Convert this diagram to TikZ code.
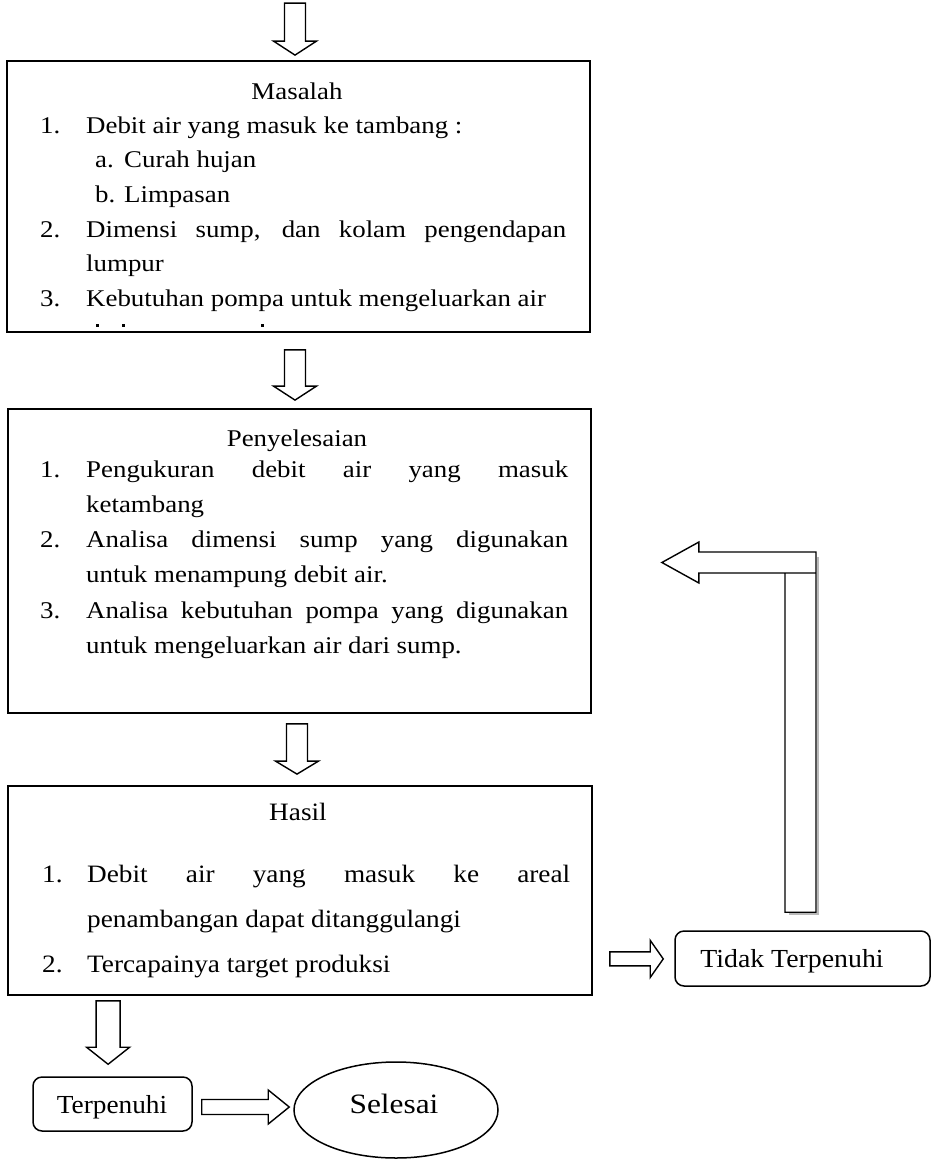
\documentclass[tikz,border=0pt]{standalone}
\usepackage{fontspec}
\setmainfont{Liberation Serif}
\newfontfamily\fA[FakeStretch=1.12]{Liberation Serif}
\newfontfamily\fB[FakeStretch=1.09]{Liberation Serif}
\newfontfamily\fC[FakeStretch=1.05]{Liberation Serif}
\newfontfamily\fD[FakeStretch=1.07]{Liberation Serif}
\newfontfamily\fE[FakeStretch=1.12]{Liberation Serif}
\usetikzlibrary{calc,shapes.geometric}
\newcommand\LItem[3]{\noindent\hangindent=#3\hangafter=1\makebox[#3][l]{#1}#2\par}
\newcommand\SItem[2]{\noindent\hspace*{55pt}\makebox[29pt][l]{#1}#2\par}
\newcommand\ListSetup{\tolerance=10000\hbadness=10000\parindent=0pt\parskip=0pt\relax}
% down block arrow: start, tip, shaft half width, head half width, head length
\newcommand\DArr[5]{\draw[blockarrow] let \p1=(#1), \p2=(#2) in
  (\x1-#3pt,\y1) -- (\x1+#3pt,\y1) -- (\x1+#3pt,\y2+#5pt) -- (\x1+#4pt,\y2+#5pt)
  -- (\x1,\y2) -- (\x1-#4pt,\y2+#5pt) -- (\x1-#3pt,\y2+#5pt) -- cycle;}
% right block arrow: start, tip, shaft half height, head half height, head length
\newcommand\RArr[5]{\draw[blockarrow] let \p1=(#1), \p2=(#2) in
  (\x1,\y1+#3pt) -- (\x2-#5pt,\y1+#3pt) -- (\x2-#5pt,\y1+#4pt) -- (\x2,\y1)
  -- (\x2-#5pt,\y1-#4pt) -- (\x2-#5pt,\y1-#3pt) -- (\x1,\y1-#3pt) -- cycle;}
\begin{document}
\begin{tikzpicture}[x=1pt,y=-1pt,
  mainbox/.style={draw, line width=1.8pt, inner sep=0pt},
  roundbox/.style={draw, line width=1.5pt, rounded corners=9pt, inner sep=0pt},
  blockarrow/.style={draw, line width=1.4pt, line join=miter, fill=white},
  listtext/.style={anchor=north west, inner sep=0pt, align=justify},
  titletext/.style={anchor=base, inner sep=0pt}]
\useasboundingbox (0,0) rectangle (936,1159);

% main boxes
\node[mainbox, minimum width=583pt, minimum height=271pt] (m) at (298.5,196.5) {};
\node[mainbox, minimum width=583pt, minimum height=304pt] (p) at (299.5,561) {};
\node[mainbox, minimum width=584pt, minimum height=209pt] (h) at (300,890.5) {};

% small nodes
\node[roundbox, minimum width=159pt, minimum height=54pt] (t) at (112.5,1104) {};
\node[titletext] (tl) at (112,1113) {\fC\fontsize{26}{30}\selectfont Terpenuhi};
\node[draw, ellipse, line width=1.5pt, minimum width=204pt, minimum height=96pt, inner sep=0pt] (s) at (396,1110) {};
\node[titletext] (sl) at (394,1113) {\fE\fontsize{28}{32}\selectfont Selesai};
\node[roundbox, minimum width=255pt, minimum height=55pt] (d) at (802.5,958.5) {};
\node[titletext] (dl) at (792,967) {\fD\fontsize{26}{30}\selectfont Tidak Terpenuhi};

% Masalah
\node[titletext] (mt) at (297,99) {\fA\fontsize{24}{34.6}\selectfont Masalah};
\node[listtext, text width=526pt] (ml) at (40,113) {\fA\fontsize{24}{34.6}\selectfont\ListSetup%
\LItem{1.}{\rule{0pt}{20pt}Debit air yang masuk ke tambang :}{46pt}%
\SItem{a.}{Curah hujan}%
\SItem{b.}{Limpasan}%
\LItem{2.}{Dimensi sump, dan kolam pengendapan\linebreak lumpur}{46pt}%
\LItem{3.}{Kebutuhan pompa untuk mengeluarkan air}{46pt}};
\fill (95.5,324) rectangle (98.5,326.5);
\fill (121.5,324) rectangle (124.5,326.5);
\fill (260.5,324) rectangle (263.5,326.5);

% Penyelesaian
\node[titletext] (pt) at (297,446) {\fA\fontsize{24}{35.2}\selectfont Penyelesaian};
\node[listtext, text width=528pt] (pl) at (40,457) {\fA\fontsize{24}{35.2}\selectfont\ListSetup%
\LItem{1.}{\rule{0pt}{20pt}Pengukuran debit air yang masuk\linebreak ketambang}{46pt}%
\LItem{2.}{Analisa dimensi sump yang digunakan\linebreak untuk menampung debit air.}{46pt}%
\LItem{3.}{Analisa kebutuhan pompa yang digunakan\linebreak untuk mengeluarkan air dari sump.}{46pt}};

% Hasil
\node[titletext] (ht) at (298,820) {\fB\fontsize{25}{45}\selectfont Hasil};
\node[listtext, text width=528pt] (hl) at (42,862) {\fB\fontsize{25}{45}\selectfont\ListSetup%
\LItem{1.}{\rule{0pt}{20pt}Debit air yang masuk ke areal\linebreak penambangan dapat ditanggulangi}{45pt}%
\LItem{2.}{Tercapainya target produksi}{45pt}};

% arrow end coordinates
\coordinate (a0s) at ($(m.north)+(-3.5,-57)$);
\coordinate (a0e) at ($(m.north)+(-3.5,-5)$);
\coordinate (a1s) at ($(m.south)+(-3.5,17)$);
\coordinate (a1e) at ($(p.north)+(-4.5,-8)$);
\coordinate (a2s) at ($(p.south)+(-2.5,10)$);
\coordinate (a2e) at ($(h.north)+(-3,-11)$);
\coordinate (a3s) at ($(h.south west)+(101,5)$);
\coordinate (a3e) at ($(t.north)+(-3.5,-12)$);
\coordinate (a4s) at ($(t.east)+(9,3)$);
\coordinate (a4e) at ($(s.west)+(-4,-3)$);
\coordinate (a5s) at ($(h.south east)+(17,-37)$);
\coordinate (a5e) at ($(d.west)+(-11,0)$);
\coordinate (lb) at ($(d.north)+(-2,-18)$);
\coordinate (lt) at ($(p.east)+(70,1.5)$);

% block arrows
\DArr{a0s}{a0e}{10.5}{21.5}{14}
\DArr{a1s}{a1e}{10.5}{21.5}{14}
\DArr{a2s}{a2e}{10.5}{21.5}{13}
\DArr{a3s}{a3e}{12}{21.5}{17}
\RArr{a4s}{a4e}{7.5}{17}{21}
\RArr{a5s}{a5e}{7}{18.5}{13}

% L-shaped return arrow
\draw[gray!55, line width=2.2pt] let \p1=(lb), \p2=(lt) in
  (\x1+17.3pt,\y2+6pt) -- (\x1+17.3pt,\y1-1.8pt) -- (\x1-12pt,\y1-1.8pt);
\draw[blockarrow] let \p1=(lb), \p2=(lt) in
  (\x1-15.5pt,\y1) -- (\x1+15.5pt,\y1) -- (\x1+15.5pt,\y2+10.5pt)
  -- (\x2+37pt,\y2+10.5pt) -- (\x2+37pt,\y2+20.5pt) -- (\x2,\y2)
  -- (\x2+37pt,\y2-20.5pt) -- (\x2+37pt,\y2-10.5pt) -- (\x1-15.5pt,\y2-10.5pt) -- cycle
  (\x1-15.5pt,\y2-10.5pt) -- (\x1+15.5pt,\y2-10.5pt);
\end{tikzpicture}
\end{document}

● **YOUR INSTRUCTIONS**
All of the material above needs to be restated exactly, with no pictures.

● **TASK OUTPUT**
Convert this diagram to TikZ code.
\documentclass[tikz,border=0pt]{standalone}
\usepackage{fontspec}
\setmainfont{Liberation Serif}
\newfontfamily\fA[FakeStretch=1.12]{Liberation Serif}
\newfontfamily\fB[FakeStretch=1.09]{Liberation Serif}
\newfontfamily\fC[FakeStretch=1.05]{Liberation Serif}
\newfontfamily\fD[FakeStretch=1.07]{Liberation Serif}
\newfontfamily\fE[FakeStretch=1.12]{Liberation Serif}
\usetikzlibrary{calc,shapes.geometric}
\newcommand\LItem[3]{\noindent\hangindent=#3\hangafter=1\makebox[#3][l]{#1}#2\par}
\newcommand\SItem[2]{\noindent\hspace*{55pt}\makebox[29pt][l]{#1}#2\par}
\newcommand\ListSetup{\tolerance=10000\hbadness=10000\parindent=0pt\parskip=0pt\relax}
% down block arrow: start, tip, shaft half width, head half width, head length
\newcommand\DArr[5]{\draw[blockarrow] let \p1=(#1), \p2=(#2) in
  (\x1-#3pt,\y1) -- (\x1+#3pt,\y1) -- (\x1+#3pt,\y2+#5pt) -- (\x1+#4pt,\y2+#5pt)
  -- (\x1,\y2) -- (\x1-#4pt,\y2+#5pt) -- (\x1-#3pt,\y2+#5pt) -- cycle;}
% right block arrow: start, tip, shaft half height, head half height, head length
\newcommand\RArr[5]{\draw[blockarrow] let \p1=(#1), \p2=(#2) in
  (\x1,\y1+#3pt) -- (\x2-#5pt,\y1+#3pt) -- (\x2-#5pt,\y1+#4pt) -- (\x2,\y1)
  -- (\x2-#5pt,\y1-#4pt) -- (\x2-#5pt,\y1-#3pt) -- (\x1,\y1-#3pt) -- cycle;}
\begin{document}
\begin{tikzpicture}[x=1pt,y=-1pt,
  mainbox/.style={draw, line width=1.8pt, inner sep=0pt},
  roundbox/.style={draw, line width=1.5pt, rounded corners=9pt, inner sep=0pt},
  blockarrow/.style={draw, line width=1.4pt, line join=miter, fill=white},
  listtext/.style={anchor=north west, inner sep=0pt, align=justify},
  titletext/.style={anchor=base, inner sep=0pt}]
\useasboundingbox (0,0) rectangle (936,1159);

% main boxes
\node[mainbox, minimum width=583pt, minimum height=271pt] (m) at (298.5,196.5) {};
\node[mainbox, minimum width=583pt, minimum height=304pt] (p) at (299.5,561) {};
\node[mainbox, minimum width=584pt, minimum height=209pt] (h) at (300,890.5) {};

% small nodes
\node[roundbox, minimum width=159pt, minimum height=54pt] (t) at (112.5,1104) {};
\node[titletext] (tl) at (112,1113) {\fC\fontsize{26}{30}\selectfont Terpenuhi};
\node[draw, ellipse, line width=1.5pt, minimum width=204pt, minimum height=96pt, inner sep=0pt] (s) at (396,1110) {};
\node[titletext] (sl) at (394,1113) {\fE\fontsize{28}{32}\selectfont Selesai};
\node[roundbox, minimum width=255pt, minimum height=55pt] (d) at (802.5,958.5) {};
\node[titletext] (dl) at (792,967) {\fD\fontsize{26}{30}\selectfont Tidak Terpenuhi};

% Masalah
\node[titletext] (mt) at (297,99) {\fA\fontsize{24}{34.6}\selectfont Masalah};
\node[listtext, text width=526pt] (ml) at (40,113) {\fA\fontsize{24}{34.6}\selectfont\ListSetup%
\LItem{1.}{\rule{0pt}{20pt}Debit air yang masuk ke tambang :}{46pt}%
\SItem{a.}{Curah hujan}%
\SItem{b.}{Limpasan}%
\LItem{2.}{Dimensi sump, dan kolam pengendapan\linebreak lumpur}{46pt}%
\LItem{3.}{Kebutuhan pompa untuk mengeluarkan air}{46pt}};
\fill (95.5,324) rectangle (98.5,326.5);
\fill (121.5,324) rectangle (124.5,326.5);
\fill (260.5,324) rectangle (263.5,326.5);

% Penyelesaian
\node[titletext] (pt) at (297,446) {\fA\fontsize{24}{35.2}\selectfont Penyelesaian};
\node[listtext, text width=528pt] (pl) at (40,457) {\fA\fontsize{24}{35.2}\selectfont\ListSetup%
\LItem{1.}{\rule{0pt}{20pt}Pengukuran debit air yang masuk\linebreak ketambang}{46pt}%
\LItem{2.}{Analisa dimensi sump yang digunakan\linebreak untuk menampung debit air.}{46pt}%
\LItem{3.}{Analisa kebutuhan pompa yang digunakan\linebreak untuk mengeluarkan air dari sump.}{46pt}};

% Hasil
\node[titletext] (ht) at (298,820) {\fB\fontsize{25}{45}\selectfont Hasil};
\node[listtext, text width=528pt] (hl) at (42,862) {\fB\fontsize{25}{45}\selectfont\ListSetup%
\LItem{1.}{\rule{0pt}{20pt}Debit air yang masuk ke areal\linebreak penambangan dapat ditanggulangi}{45pt}%
\LItem{2.}{Tercapainya target produksi}{45pt}};

% arrow end coordinates
\coordinate (a0s) at ($(m.north)+(-3.5,-57)$);
\coordinate (a0e) at ($(m.north)+(-3.5,-5)$);
\coordinate (a1s) at ($(m.south)+(-3.5,17)$);
\coordinate (a1e) at ($(p.north)+(-4.5,-8)$);
\coordinate (a2s) at ($(p.south)+(-2.5,10)$);
\coordinate (a2e) at ($(h.north)+(-3,-11)$);
\coordinate (a3s) at ($(h.south west)+(101,5)$);
\coordinate (a3e) at ($(t.north)+(-3.5,-12)$);
\coordinate (a4s) at ($(t.east)+(9,3)$);
\coordinate (a4e) at ($(s.west)+(-4,-3)$);
\coordinate (a5s) at ($(h.south east)+(17,-37)$);
\coordinate (a5e) at ($(d.west)+(-11,0)$);
\coordinate (lb) at ($(d.north)+(-2,-18)$);
\coordinate (lt) at ($(p.east)+(70,1.5)$);

% block arrows
\DArr{a0s}{a0e}{10.5}{21.5}{14}
\DArr{a1s}{a1e}{10.5}{21.5}{14}
\DArr{a2s}{a2e}{10.5}{21.5}{13}
\DArr{a3s}{a3e}{12}{21.5}{17}
\RArr{a4s}{a4e}{7.5}{17}{21}
\RArr{a5s}{a5e}{7}{18.5}{13}

% L-shaped return arrow
\draw[gray!55, line width=2.2pt] let \p1=(lb), \p2=(lt) in
  (\x1+17.3pt,\y2+6pt) -- (\x1+17.3pt,\y1-1.8pt) -- (\x1-12pt,\y1-1.8pt);
\draw[blockarrow] let \p1=(lb), \p2=(lt) in
  (\x1-15.5pt,\y1) -- (\x1+15.5pt,\y1) -- (\x1+15.5pt,\y2+10.5pt)
  -- (\x2+37pt,\y2+10.5pt) -- (\x2+37pt,\y2+20.5pt) -- (\x2,\y2)
  -- (\x2+37pt,\y2-20.5pt) -- (\x2+37pt,\y2-10.5pt) -- (\x1-15.5pt,\y2-10.5pt) -- cycle
  (\x1-15.5pt,\y2-10.5pt) -- (\x1+15.5pt,\y2-10.5pt);
\end{tikzpicture}
\end{document}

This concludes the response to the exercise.